Copy the data exactly as it appears, and do not include any pictures.
────────────────
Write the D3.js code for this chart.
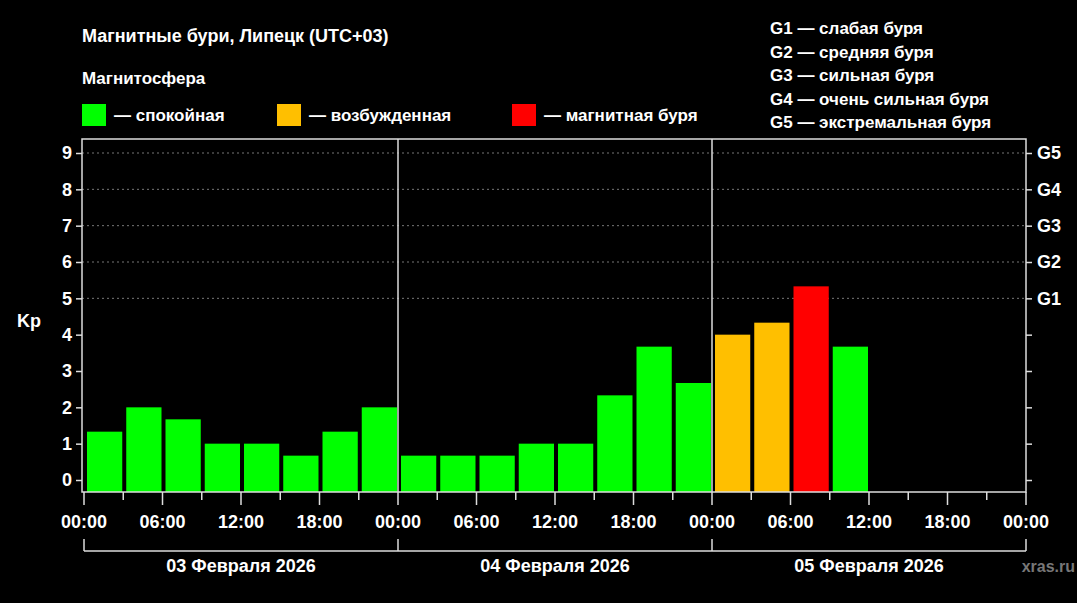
<!DOCTYPE html>
<html><head><meta charset="utf-8">
<script src="https://cdn.jsdelivr.net/npm/d3@7"></script>
<style>body{margin:0;background:#000}text{font-family:"Liberation Sans",Arial,sans-serif;font-weight:bold;fill:#fff}</style>
</head><body><svg id="c" width="1077" height="603"></svg>
<script>
const days = ["03 Февраля 2026","04 Февраля 2026","05 Февраля 2026"];
const kpValues = [1.33,2,1.67,1,1,0.67,1.33,2, 0.67,0.67,0.67,1,1,2.33,3.67,2.67, 4,4.33,5.33,3.67];
const hourLabels = ["00:00","06:00","12:00","18:00"];
const gLabels = ["G1","G2","G3","G4","G5"];
const legendItems = [["— спокойная","#00ff00"],["— возбужденная","#ffbf00"],["— магнитная буря","#ff0000"]];
const gLegend = ["G1 — слабая буря","G2 — средняя буря","G3 — сильная буря","G4 — очень сильная буря","G5 — экстремальная буря"];

const svg=d3.select("#c");
svg.append("rect").attr("width",1077).attr("height",603).attr("fill","#000");
const x=d3.scaleLinear().domain([0,72]).range([84,1026]);
const y=d3.scaleLinear().domain([0,9]).range([480,153]);
const color=v=>v>=5?"#ff0000":v>=4?"#ffbf00":"#00ff00";

svg.append("text").attr("x",82).attr("y",42).attr("font-size",18).text("Магнитные бури, Липецк (UTC+03)");
svg.append("text").attr("x",82).attr("y",84).attr("font-size",17).text("Магнитосфера");
const lx=[82,277,512];
legendItems.forEach((d,i)=>{
  svg.append("rect").attr("x",lx[i]).attr("y",104).attr("width",24).attr("height",22).attr("fill",d[1]);
  svg.append("text").attr("x",lx[i]+32).attr("y",121).attr("font-size",17).text(d[0]);
});
gLegend.forEach((t,i)=>svg.append("text").attr("x",770).attr("y",34+i*23.5).attr("font-size",17).text(t));

// grid
[5,6,7,8,9].forEach(v=>svg.append("line").attr("x1",82).attr("x2",1026).attr("y1",y(v)).attr("y2",y(v))
  .attr("stroke","#777").attr("stroke-dasharray","2,3"));
// bars
svg.selectAll(".b").data(kpValues).enter().append("rect")
 .attr("x",(d,i)=>x(i*3)+3).attr("width",x(3)-x(0)-4)
 .attr("y",d=>y(d)).attr("height",d=>y(-0.33)-y(d)).attr("fill",color);
// frame
svg.append("rect").attr("x",82).attr("y",139).attr("width",944).attr("height",353).attr("fill","none").attr("stroke","#ddd").attr("stroke-width",1.5);
[24,48].forEach(h=>svg.append("line").attr("x1",x(h)).attr("x2",x(h)).attr("y1",139).attr("y2",492).attr("stroke","#ddd").attr("stroke-width",1.5));
// left axis
const la=svg.append("g").attr("transform","translate(82,0)").call(d3.axisLeft(y).ticks(10).tickSize(6).tickSizeOuter(0));
la.select(".domain").remove();
la.selectAll("line").attr("stroke","#ddd").attr("stroke-width",1.5);
la.selectAll("text").attr("font-size",18).attr("fill","#fff").attr("x",-10);
svg.append("text").attr("x",17).attr("y",327).attr("font-size",18).text("Kp");
// right axis
const ra=svg.append("g").attr("transform","translate(1026,0)").call(d3.axisRight(y).ticks(10).tickSize(6).tickFormat(v=>v>=5?gLabels[v-5]:""));
ra.select(".domain").remove();
ra.selectAll("line").attr("stroke","#ddd").attr("stroke-width",1.5);
ra.selectAll("text").attr("font-size",18).attr("fill","#fff").attr("x",11);
// bottom axis
const ticks=d3.range(0,73,3);
const ba=svg.append("g").attr("transform","translate(0,492)").call(d3.axisBottom(x).tickValues(ticks).tickSize(0).tickFormat(""));
ba.select(".domain").remove();
ticks.forEach(t=>svg.append("line").attr("x1",x(t)).attr("x2",x(t)).attr("y1",492).attr("y2",t%6===0?505:500).attr("stroke","#ddd").attr("stroke-width",1.5));
d3.range(0,73,6).forEach(t=>svg.append("text").attr("x",x(t)).attr("y",528).attr("text-anchor","middle").attr("font-size",18).text(hourLabels[(t/6)%4]));
// day brackets
svg.append("line").attr("x1",x(0)).attr("x2",x(72)).attr("y1",551).attr("y2",551).attr("stroke","#ddd").attr("stroke-width",1.5);
[0,24,48,72].forEach(h=>svg.append("line").attr("x1",x(h)).attr("x2",x(h)).attr("y1",539).attr("y2",551).attr("stroke","#ddd").attr("stroke-width",1.5));
days.forEach((d,i)=>svg.append("text").attr("x",x(i*24+12)).attr("y",572).attr("text-anchor","middle").attr("font-size",18).text(d));
svg.append("text").attr("x",1075).attr("y",572).attr("text-anchor","end").attr("font-size",16).style("fill","#777").text("xras.ru");
</script></body></html>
────────────────
WRITTEN SOLUTION:
Write the D3.js code for this chart.
<!DOCTYPE html>
<html><head><meta charset="utf-8">
<script src="https://cdn.jsdelivr.net/npm/d3@7"></script>
<style>body{margin:0;background:#000}text{font-family:"Liberation Sans",Arial,sans-serif;font-weight:bold;fill:#fff}</style>
</head><body><svg id="c" width="1077" height="603"></svg>
<script>
const days = ["03 Февраля 2026","04 Февраля 2026","05 Февраля 2026"];
const kpValues = [1.33,2,1.67,1,1,0.67,1.33,2, 0.67,0.67,0.67,1,1,2.33,3.67,2.67, 4,4.33,5.33,3.67];
const hourLabels = ["00:00","06:00","12:00","18:00"];
const gLabels = ["G1","G2","G3","G4","G5"];
const legendItems = [["— спокойная","#00ff00"],["— возбужденная","#ffbf00"],["— магнитная буря","#ff0000"]];
const gLegend = ["G1 — слабая буря","G2 — средняя буря","G3 — сильная буря","G4 — очень сильная буря","G5 — экстремальная буря"];

const svg=d3.select("#c");
svg.append("rect").attr("width",1077).attr("height",603).attr("fill","#000");
const x=d3.scaleLinear().domain([0,72]).range([84,1026]);
const y=d3.scaleLinear().domain([0,9]).range([480,153]);
const color=v=>v>=5?"#ff0000":v>=4?"#ffbf00":"#00ff00";

svg.append("text").attr("x",82).attr("y",42).attr("font-size",18).text("Магнитные бури, Липецк (UTC+03)");
svg.append("text").attr("x",82).attr("y",84).attr("font-size",17).text("Магнитосфера");
const lx=[82,277,512];
legendItems.forEach((d,i)=>{
  svg.append("rect").attr("x",lx[i]).attr("y",104).attr("width",24).attr("height",22).attr("fill",d[1]);
  svg.append("text").attr("x",lx[i]+32).attr("y",121).attr("font-size",17).text(d[0]);
});
gLegend.forEach((t,i)=>svg.append("text").attr("x",770).attr("y",34+i*23.5).attr("font-size",17).text(t));

// grid
[5,6,7,8,9].forEach(v=>svg.append("line").attr("x1",82).attr("x2",1026).attr("y1",y(v)).attr("y2",y(v))
  .attr("stroke","#777").attr("stroke-dasharray","2,3"));
// bars
svg.selectAll(".b").data(kpValues).enter().append("rect")
 .attr("x",(d,i)=>x(i*3)+3).attr("width",x(3)-x(0)-4)
 .attr("y",d=>y(d)).attr("height",d=>y(-0.33)-y(d)).attr("fill",color);
// frame
svg.append("rect").attr("x",82).attr("y",139).attr("width",944).attr("height",353).attr("fill","none").attr("stroke","#ddd").attr("stroke-width",1.5);
[24,48].forEach(h=>svg.append("line").attr("x1",x(h)).attr("x2",x(h)).attr("y1",139).attr("y2",492).attr("stroke","#ddd").attr("stroke-width",1.5));
// left axis
const la=svg.append("g").attr("transform","translate(82,0)").call(d3.axisLeft(y).ticks(10).tickSize(6).tickSizeOuter(0));
la.select(".domain").remove();
la.selectAll("line").attr("stroke","#ddd").attr("stroke-width",1.5);
la.selectAll("text").attr("font-size",18).attr("fill","#fff").attr("x",-10);
svg.append("text").attr("x",17).attr("y",327).attr("font-size",18).text("Kp");
// right axis
const ra=svg.append("g").attr("transform","translate(1026,0)").call(d3.axisRight(y).ticks(10).tickSize(6).tickFormat(v=>v>=5?gLabels[v-5]:""));
ra.select(".domain").remove();
ra.selectAll("line").attr("stroke","#ddd").attr("stroke-width",1.5);
ra.selectAll("text").attr("font-size",18).attr("fill","#fff").attr("x",11);
// bottom axis
const ticks=d3.range(0,73,3);
const ba=svg.append("g").attr("transform","translate(0,492)").call(d3.axisBottom(x).tickValues(ticks).tickSize(0).tickFormat(""));
ba.select(".domain").remove();
ticks.forEach(t=>svg.append("line").attr("x1",x(t)).attr("x2",x(t)).attr("y1",492).attr("y2",t%6===0?505:500).attr("stroke","#ddd").attr("stroke-width",1.5));
d3.range(0,73,6).forEach(t=>svg.append("text").attr("x",x(t)).attr("y",528).attr("text-anchor","middle").attr("font-size",18).text(hourLabels[(t/6)%4]));
// day brackets
svg.append("line").attr("x1",x(0)).attr("x2",x(72)).attr("y1",551).attr("y2",551).attr("stroke","#ddd").attr("stroke-width",1.5);
[0,24,48,72].forEach(h=>svg.append("line").attr("x1",x(h)).attr("x2",x(h)).attr("y1",539).attr("y2",551).attr("stroke","#ddd").attr("stroke-width",1.5));
days.forEach((d,i)=>svg.append("text").attr("x",x(i*24+12)).attr("y",572).attr("text-anchor","middle").attr("font-size",18).text(d));
svg.append("text").attr("x",1075).attr("y",572).attr("text-anchor","end").attr("font-size",16).style("fill","#777").text("xras.ru");
</script></body></html>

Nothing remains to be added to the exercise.